A great friend of mine was shot and killed over here some weeks ago, and it has been really tough. But the response from EVERYBODY has been heartwarming. Some of the Afghan folks who knew him routinely refer to him as a martyr, which for a moment I found a little unsettling, but these are people I know, so I was able to appreciate the genuine sentiment behind it—like when a Christian prays for an agnostic, the appropriate response is to say “Thank you”. These folks I know are devout Muslims and brave patriots who are working at great risk to improve their own country, and who love America and Americans. I do believe that folks like this constitue the vast majority here, but you have to be at the right place and time to get it plainly stated. You need to have a better relationship with people than the reporters ever get (with rare exception) in order for them to trust you enough to really open up.
Reporters think that they have this interview thing down to a science—it’s more like smash-and-grab looting for sound bites.
I’m telling you that we still have an amazing opportunity here to do truly great things.
I won’t go into any details of the recent incident, as despite how straightforward it all seems to me, the matter is still under investigation, which is a good thing.
But I have been thinking about something these last weeks at LGF, which is this: I think that part of the problem that people on the right have separating the right wing from the right wing wackos is that if they allow such a distinction to be made, then they might have to allow for such a distinction in Islam. Just as Conservatives and Conservatism are not the problem—crazy people are the problem; Islam and Muslims are not the problem—crazy people are the problem. Now obviously, many of these folks are coldly calculating, high-functioning individuals using whatever means necessary to accomplish their goals. But there is no way you’ll convince me that somebody who cuts off a man’s head or crashes (or causes to be crashed) an airliner into a building is in any way sane. (Consequently, I do not have any patience with “pleading insanity”—you’re obviously insane you murdering pig, we just need to decide what to do about you.)
The DHS report may be heavy-handed and mis-managed, but I appreciate the gate guards who make me open bags when I’m back at my home station, and I appreciate people who will help separate the right wing from the right-wing-nutjobs. DHS wants to keep Americans safe from threats originating in surprising circles? Great, me too.
A lot of folks have been giving Charles a hard time with “well, prove he was a right-winger”, or “exactly what sort of veteran (or Reservist or Guardsman) was he?”
Yet I challenge anybody to deny that right-wing crazies exist, and that we should actively defeat that threat, like any other credible threat.
Whining about lumping in and broad brushes is simply unbecoming at best, and obfuscation, enabling of the evil people who would hide behind us on the worse end.

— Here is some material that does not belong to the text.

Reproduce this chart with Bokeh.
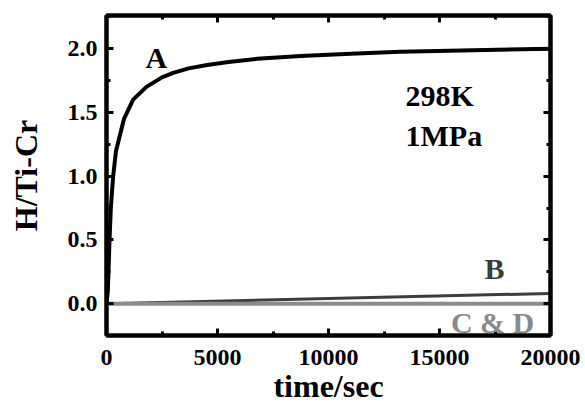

If we are ever to return from the political wilderness, we will have to have demonstrated some maturity while the chips were down.
One thing I used to take great pride in was the right’s ability to clean house while the left’s adage that “there are no enemies to the left” backfired on them spectacularly. We cannot afford the same attitude, especially not now.
Being anti-terror is great. Being anti-Muslim is pathetic. Being anti-Jihad is pretty hard to define, and can usually be made clearer by forcing a choice of definitions from the first two, and acknowledging that we have some housecleaning on the right (like the left), if we are to truly be anti-terror.